The return of Megaprojects, refuelling shifts and expensive fuel

7th March 2025
Author: Dr. John Massey

In the past year, there’s definitely been a slowdown in the kind of mega-sized, mega-billion-dollar hydrogen projects that used to regularly dominate the weekly headlines.

That being said, if you thought such grandiose announcements had gone for good, then be aware that a few countries obviously missed that memo.

Egypt, for example, has just “launched a project to build the world's largest green hydrogen plant”, “at a cost of $17 billion”.

If built, it “will be located on an area of ​​127 square kilometres” in South Sinai and “produce up to 400,000 tons of green hydrogen per year”. Electricity will be fully renewable and “independent of the electricity grid”. By “using solar energy during the day and stored hydropower at night”, the electrolysers should be able to run continuously.

Naturally, such a project won’t happen all at once, but in phases: “the first phase is expected to be completed in 2030, the second in 2033 and the third in 2035”.

Head further west along the north African coast and you’ll eventually arrive in Morocco, whose government has “approved MAD 319 billion (USD 32.7bn/EUR 30.3bn) worth of green hydrogen projects for use in the production of ammonia, industrial fuel and green steel”.

This won’t be one, but “six projects proposed by five developers”. They have been selected “by a committee responsible for Morocco’s Hydrogen Offer” and will now enter negotiations. Agreements after that could lead each project to the offer of “up to 30,000 ha (74,132 acres) of land” on which to build their facilities.

The companies include US-based Ortus, Spanish Acciona and German wind turbine maker Nordex, “through their ORNX consortium” and with a plan to produce green ammonia.
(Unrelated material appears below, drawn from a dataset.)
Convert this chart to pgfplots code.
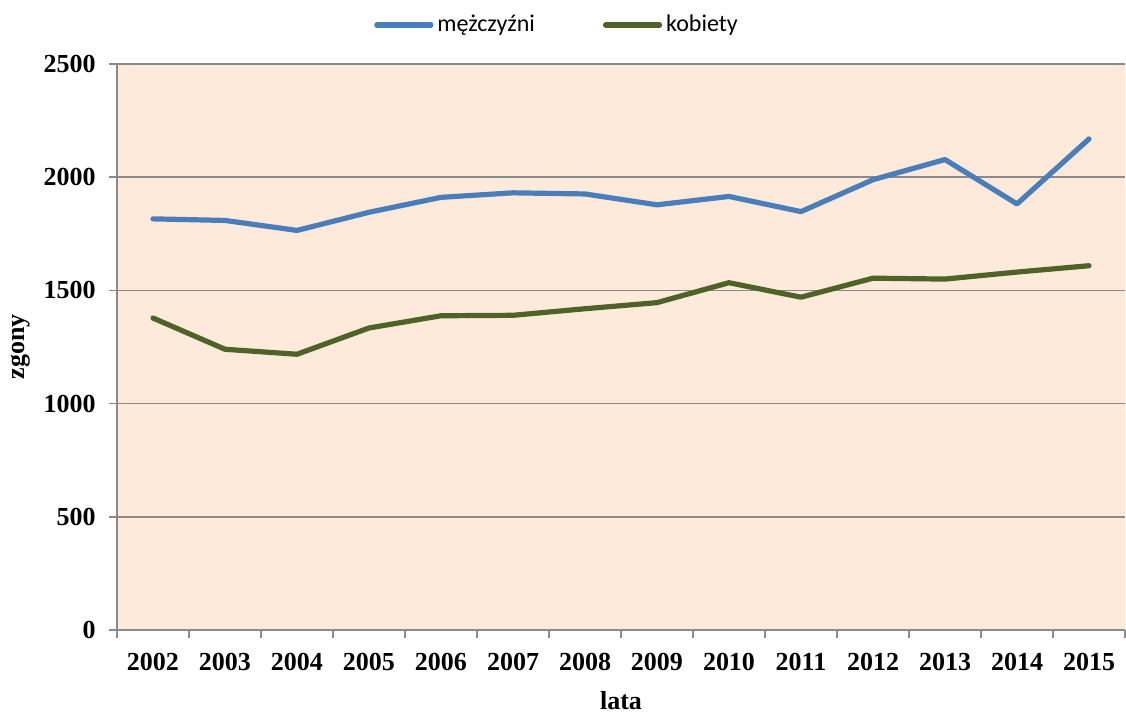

Other team-ups are those between the Abu Dhabi National Energy Company and Spanish petroleum company Moeve, to “produce ammonia and industrial fuel”, and two Chinese firms (UEG and China Three Gorges) for ammonia.

Saudi Arabia’s ACWA Power will make green steel, while Morocco’s own Nareva will produce ammonia, fuel and steel.

Elsewhere in the ‘MENA’ (Middle East and North Africa) region is Oman, which has long had its own big hydrogen production plans.

As a reminder, in recent years “eight consortia have been awarded land blocks in central and southern Oman to develop large-scale green hydrogen production… to produce at least 1 million tonnes of green hydrogen by 2030”.